# Norddeutscher Lloyd



## jaolt1 (Apr 10, 2008)

Hello...Would anyone out there have a photo of the Norddeutscher Lloyd
vessel "Frankfurt" built in 1929 and scuttled in the Atlantic in 1941?
Regards...jaolt1


----------



## stein (Nov 4, 2006)

I've searched on the net, and these facts seems well do***ented:

August 4. 1941. Ocean boarding vessel CAVINA intercepted German steamer FRANKFURT (5522grt), which had departed Rio de Janiero on 26 June, in 31-34N, 37-42W The steamer scuttled herself to avoid capture, and 26 crew were rescued. A second boatload refused to be picked up and was lost. CAVINA arrived at Gibraltar on the 11th.

(The Cavina was a ship belonging to Elders and Fyffes fruit company. Most of her life she sailed out of Avonmouth to the West Indies for bananas. Also in the war years the Royal Navy took her over and she became HMS Cavina a armed boarding ship,she was old being built in 1926,she was also a coal burner.)

“The Ships List” has the Frankfurt (3) as built in 1929 and belonging to Norddeutscher Lloyd, but it seems other websites do not want to acknowledge the Frankfurt. At 5 thousand tons she might be a bit too small? Someone with a book on NDL will help you out I believe.


----------



## jaolt1 (Apr 10, 2008)

Thank you ...Yes I see this information on Naval History .net...BUT...the second lifeboat was not lost. My Father and nineteen others were on that boat and got away. They were picked up nine days later by a Portuguese vessel and taken to Lisbon. My Father eventually made it back to Germany by way of Spain and France.My brother and I are digging deeper into this and still hope to find a photo of the Frankfurt. We do however have a photo of the men in the lifeboat!!
jaolt1


----------



## Carlos Guerreiro (Aug 15, 2015)

*Frankfurt crew rescued by the Vouga*

Jaolt1 - Your father was rescued by the crew of the destroyer “Vouga”. They found the lifeboat on the 9th August 1941, and the Portuguese commander received later a recommendation from the German government.
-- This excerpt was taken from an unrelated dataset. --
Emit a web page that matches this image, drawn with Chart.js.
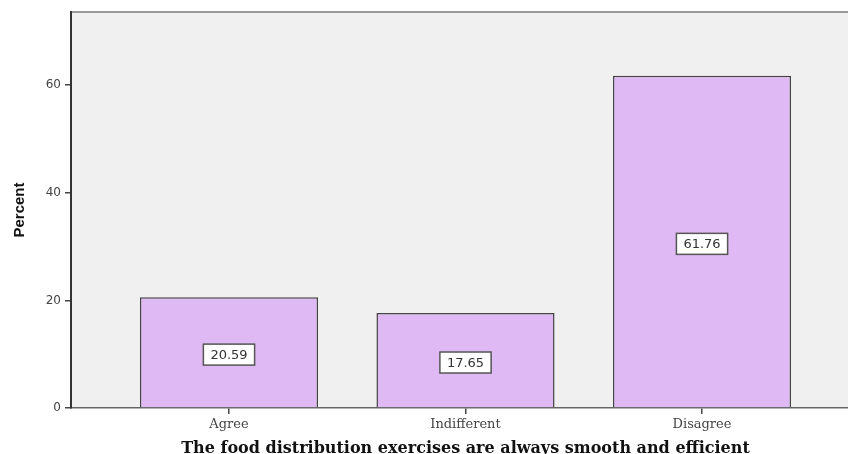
<!DOCTYPE html>
<html lang="en">
<head>
    <meta charset="UTF-8">
    <title>Food distribution exercises</title>
    <script src="https://cdn.jsdelivr.net/npm/chart.js"></script>
    <style>
        html, body {
            margin: 0;
            padding: 0;
            background-color: #fff;
            overflow: hidden;
        }

        #wrap {
            width: 860px;
            height: 458px;
        }
    </style>
</head>
<body>
    <div id="wrap"><canvas id="barChart"></canvas></div>

    <script>
        // Data
        var categories = ['Agree', 'Indifferent', 'Disagree'];
        var percents = [20.59, 17.65, 61.76];
        var yTicks = [0, 20, 40, 60];
        var yMax = 73.6;
        var xTitle = 'The food distribution exercises are always smooth and efficient';
        var yTitle = 'Percent';

        // Plot area background and top frame line
        var plotFrame = {
            id: 'plotFrame',
            beforeDraw: function(chart) {
                var ctx = chart.ctx;
                var a = chart.chartArea;
                ctx.save();
                ctx.fillStyle = '#f0f0f0';
                ctx.fillRect(a.left, a.top, a.right - a.left, a.bottom - a.top);
                ctx.strokeStyle = '#9a9a9a';
                ctx.lineWidth = 2;
                ctx.beginPath();
                ctx.moveTo(a.left, a.top);
                ctx.lineTo(a.right, a.top);
                ctx.stroke();
                ctx.restore();
            }
        };

        // Boxed value labels in the middle of each bar
        var valueBoxes = {
            id: 'valueBoxes',
            afterDatasetsDraw: function(chart) {
                var ctx = chart.ctx;
                var xs = chart.scales.x;
                var ys = chart.scales.y;
                ctx.save();
                ctx.font = '13px "DejaVu Sans"';
                ctx.textAlign = 'center';
                ctx.textBaseline = 'middle';
                percents.forEach(function(v, i) {
                    var label = v.toFixed(2);
                    var cx = xs.getPixelForValue(i);
                    var cy = ys.getPixelForValue(v / 2) + 2;
                    var w = ctx.measureText(label).width + 14;
                    var h = 21;
                    ctx.fillStyle = '#fff';
                    ctx.fillRect(cx - w / 2, cy - h / 2, w, h);
                    ctx.strokeStyle = '#555';
                    ctx.lineWidth = 1.5;
                    ctx.strokeRect(cx - w / 2, cy - h / 2, w, h);
                    ctx.fillStyle = '#333';
                    ctx.fillText(label, cx, cy + 1);
                });
                ctx.restore();
            }
        };

        var ctx = document.getElementById('barChart').getContext('2d');
        var myChart = new Chart(ctx, {
            type: 'bar',
            data: {
                datasets: [{
                    label: yTitle,
                    data: percents.map(function(v, i) { return { x: i, y: v }; }),
                    backgroundColor: '#dfb9f3',
                    borderColor: '#444',
                    borderWidth: 1.5,
                    categoryPercentage: 1,
                    barPercentage: 0.753
                }]
            },
            options: {
                responsive: true,
                maintainAspectRatio: false,
                animation: false,
                layout: { padding: { top: 12, left: 0, right: 0, bottom: 0 } },
                plugins: {
                    legend: { display: false },
                    tooltip: { enabled: false }
                },
                scales: {
                    x: {
                        type: 'linear',
                        min: -0.668,
                        max: 2.668,
                        offset: false,
                        afterFit: function(scale) { scale.height = 50; },
                        afterBuildTicks: function(scale) {
                            scale.ticks = categories.map(function(c, i) { return { value: i }; });
                        },
                        ticks: {
                            callback: function(value) { return categories[value]; },
                            font: { family: '"DejaVu Serif"', size: 13 },
                            color: '#444',
                            padding: 3,
                            maxRotation: 0,
                            autoSkip: false
                        },
                        grid: {
                            offset: false,
                            drawOnChartArea: false,
                            tickLength: 6,
                            color: '#444',
                            lineWidth: 1.5
                        },
                        border: { color: '#666', width: 1.5 },
                        title: {
                            display: true,
                            text: xTitle,
                            font: { family: '"DejaVu Serif"', size: 16, weight: 'bold' },
                            color: '#111',
                            padding: { top: 0, bottom: 0 }
                        }
                    },
                    y: {
                        min: 0,
                        max: yMax,
                        afterFit: function(scale) { scale.width = 71; },
                        afterBuildTicks: function(scale) {
                            scale.ticks = yTicks.map(function(v) { return { value: v }; });
                        },
                        ticks: {
                            font: { family: '"DejaVu Sans"', size: 12 },
                            color: '#444',
                            padding: 4
                        },
                        grid: {
                            drawOnChartArea: false,
                            tickLength: 6,
                            color: '#444',
                            lineWidth: 1.5
                        },
                        border: { color: '#333', width: 2 },
                        title: {
                            display: true,
                            text: yTitle,
                            font: { family: '"Liberation Sans Narrow", "Liberation Sans"', size: 15, weight: 'bold' },
                            color: '#111',
                            padding: { top: 11, bottom: 0 }
                        }
                    }
                }
            },
            plugins: [plotFrame, valueBoxes]
        });
    </script>
</body>
</html>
I recently was able to see some do***ents from the Vouga related with this rescue...


----------



## AlbieR (May 18, 2007)

jaolt1 said:


> Hello...Would anyone out there have a photo of the Norddeutscher Lloyd
> vessel "Frankfurt" built in 1929 and scuttled in the Atlantic in 1941?
> Regards...jaolt1


Is this what you are looking for?
http://www.norwayheritage.com/p_ship.asp?sh=fran3


----------



## Bootsmann (Feb 12, 2006)

Hi jaolt1,
I will send you a scan of FRANKFURT of 1929 for your personal use if you let me known your email address via pm.
Rgds, Manfred


----------



## Thomas L. (Oct 5, 2016)

Hi jaolt1.Frankfurt
Buildt at Bremer Vulkan,Vegesack Nr.687
5522 BRT 9240 tdw 142,25 x 17,14 4200psi. 13,5 kn 4Pass. Crew 50
Launch 23.5.1929 sunk 4.8.1941.I can send you a photo when you send me your e-mail adress.best wishes Thomas


----------